308/365 – people to thank who have had an impact on me. It’s that time of year in the high schools – graduation for grade 12s and all that comes with that: final exams, valedictory ceremonies, dinner and dance, etc. Looking back at my own grade 12 year, it was a non-event as I wasn’t too concerned about the various functions as I wasn’t going to attend. I didn’t really have close bonds with any of my classmates. I decided to go to the valedictory (getting my diploma) as that was more for my parents although unlike today’s events held at grand ballrooms, ours was in the school gym!! LOL Yes, as I said — a non-event! I had resigned myself to the fact that I was not going to attend the actual grad (dinner and dance) as first of all I didn’t really have a crew and second of all, everyone had dates and limo rides and well, not being with the in crowd or any crowd, it was easier to just stay home. About two to three weeks away from the event, a co-worker from McD’s and fellow grade 12 named Monette asked me if I was going to go to grad.
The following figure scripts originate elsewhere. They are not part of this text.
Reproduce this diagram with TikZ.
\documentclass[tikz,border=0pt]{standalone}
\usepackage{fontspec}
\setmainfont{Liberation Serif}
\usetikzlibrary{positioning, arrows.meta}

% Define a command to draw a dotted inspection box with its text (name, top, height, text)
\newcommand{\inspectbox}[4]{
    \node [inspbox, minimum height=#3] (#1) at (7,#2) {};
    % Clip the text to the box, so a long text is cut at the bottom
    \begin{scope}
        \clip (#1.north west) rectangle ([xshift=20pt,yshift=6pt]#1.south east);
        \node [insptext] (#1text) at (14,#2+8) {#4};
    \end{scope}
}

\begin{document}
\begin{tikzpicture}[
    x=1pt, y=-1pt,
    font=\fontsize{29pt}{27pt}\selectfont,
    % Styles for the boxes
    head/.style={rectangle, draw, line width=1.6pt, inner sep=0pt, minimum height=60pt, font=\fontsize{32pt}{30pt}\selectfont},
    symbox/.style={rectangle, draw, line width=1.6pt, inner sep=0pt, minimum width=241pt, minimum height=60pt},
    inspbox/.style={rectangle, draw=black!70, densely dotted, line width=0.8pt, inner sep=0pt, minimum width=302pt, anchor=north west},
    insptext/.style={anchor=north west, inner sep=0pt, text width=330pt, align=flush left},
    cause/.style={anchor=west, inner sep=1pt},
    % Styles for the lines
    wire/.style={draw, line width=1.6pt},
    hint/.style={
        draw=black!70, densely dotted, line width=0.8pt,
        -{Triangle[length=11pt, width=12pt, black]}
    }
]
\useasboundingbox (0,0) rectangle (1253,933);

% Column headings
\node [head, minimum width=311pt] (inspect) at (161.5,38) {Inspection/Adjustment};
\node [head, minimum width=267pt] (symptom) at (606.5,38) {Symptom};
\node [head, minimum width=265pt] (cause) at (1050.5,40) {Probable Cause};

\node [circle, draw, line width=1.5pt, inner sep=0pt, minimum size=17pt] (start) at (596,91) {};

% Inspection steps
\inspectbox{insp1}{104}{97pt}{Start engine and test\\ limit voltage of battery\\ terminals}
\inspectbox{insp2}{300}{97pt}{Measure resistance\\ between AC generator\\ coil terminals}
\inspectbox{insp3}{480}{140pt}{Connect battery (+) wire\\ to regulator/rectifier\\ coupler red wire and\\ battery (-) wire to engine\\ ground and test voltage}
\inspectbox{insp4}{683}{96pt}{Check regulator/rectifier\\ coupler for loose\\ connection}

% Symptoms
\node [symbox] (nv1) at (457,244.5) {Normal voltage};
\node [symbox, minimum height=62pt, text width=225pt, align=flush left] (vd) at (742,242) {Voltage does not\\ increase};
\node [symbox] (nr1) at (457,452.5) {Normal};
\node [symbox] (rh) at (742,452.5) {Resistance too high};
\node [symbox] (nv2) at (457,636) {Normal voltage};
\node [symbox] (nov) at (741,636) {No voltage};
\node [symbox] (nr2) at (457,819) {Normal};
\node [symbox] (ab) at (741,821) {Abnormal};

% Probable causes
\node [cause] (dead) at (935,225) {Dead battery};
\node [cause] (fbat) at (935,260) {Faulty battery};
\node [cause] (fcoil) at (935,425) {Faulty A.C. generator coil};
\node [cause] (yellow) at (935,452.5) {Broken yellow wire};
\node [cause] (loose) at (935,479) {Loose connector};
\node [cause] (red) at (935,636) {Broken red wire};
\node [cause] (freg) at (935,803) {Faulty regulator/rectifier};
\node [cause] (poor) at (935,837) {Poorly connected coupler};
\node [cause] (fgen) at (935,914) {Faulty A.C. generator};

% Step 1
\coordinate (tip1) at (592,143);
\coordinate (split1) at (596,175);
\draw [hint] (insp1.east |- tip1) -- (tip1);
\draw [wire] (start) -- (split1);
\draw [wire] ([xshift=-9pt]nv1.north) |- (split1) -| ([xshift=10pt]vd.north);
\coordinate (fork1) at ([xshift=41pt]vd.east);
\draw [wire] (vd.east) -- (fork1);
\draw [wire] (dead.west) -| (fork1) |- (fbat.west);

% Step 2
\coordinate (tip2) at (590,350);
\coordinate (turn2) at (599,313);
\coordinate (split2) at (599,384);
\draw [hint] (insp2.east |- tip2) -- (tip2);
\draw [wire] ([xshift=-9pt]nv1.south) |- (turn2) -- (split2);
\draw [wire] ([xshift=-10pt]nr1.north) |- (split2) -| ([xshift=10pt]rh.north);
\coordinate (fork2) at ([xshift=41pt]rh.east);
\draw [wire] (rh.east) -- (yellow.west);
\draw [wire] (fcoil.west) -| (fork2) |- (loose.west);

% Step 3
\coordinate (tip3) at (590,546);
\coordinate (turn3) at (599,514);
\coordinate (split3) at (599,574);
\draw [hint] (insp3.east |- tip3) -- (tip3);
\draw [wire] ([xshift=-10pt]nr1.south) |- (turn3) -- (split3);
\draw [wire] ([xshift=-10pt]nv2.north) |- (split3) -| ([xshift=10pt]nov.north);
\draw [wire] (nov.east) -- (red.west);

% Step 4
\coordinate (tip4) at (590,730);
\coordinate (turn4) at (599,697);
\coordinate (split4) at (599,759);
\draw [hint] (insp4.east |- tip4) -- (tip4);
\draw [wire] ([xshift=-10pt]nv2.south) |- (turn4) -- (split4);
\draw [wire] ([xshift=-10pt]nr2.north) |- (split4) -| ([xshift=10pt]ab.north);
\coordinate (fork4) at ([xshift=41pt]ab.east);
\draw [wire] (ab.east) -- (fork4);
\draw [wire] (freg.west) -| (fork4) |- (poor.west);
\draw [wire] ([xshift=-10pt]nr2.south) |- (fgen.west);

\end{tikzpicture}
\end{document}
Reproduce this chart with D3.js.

I said no. She said she wasn’t going to go but we should just go. I was dead set against it but then other people from McD’s suggested that we should go and it would be so much fun. Monette didn’t give up and I ended up going with her and her friends. Paid for the ticket and limo share. Last minute tuxedo rented – cringeworthy (white with black accents). Corsage bought for Monette. Off to the Hotel Vancouver – I think that’s where it was or maybe I’m getting very confused with the countless graduation dinners I’ve chaperoned as teacher. Did I have fun? Hell yes! I owe it all to Monette for convincing me to go. I even went to the after-party!! Two grad events in one night (second one not school sanctioned of course 😉 ) If not for Monette, I think I would have always regretted not having gone to grad dinner & dance. I was finally a part of the grad class and had shared memories. Do I want to see pictures of myself then – uhm no, seeing the one on my mom’s fridge still after all these years is enough! 🙂 Thanks Monette for the push I needed and thank you for being my grad date!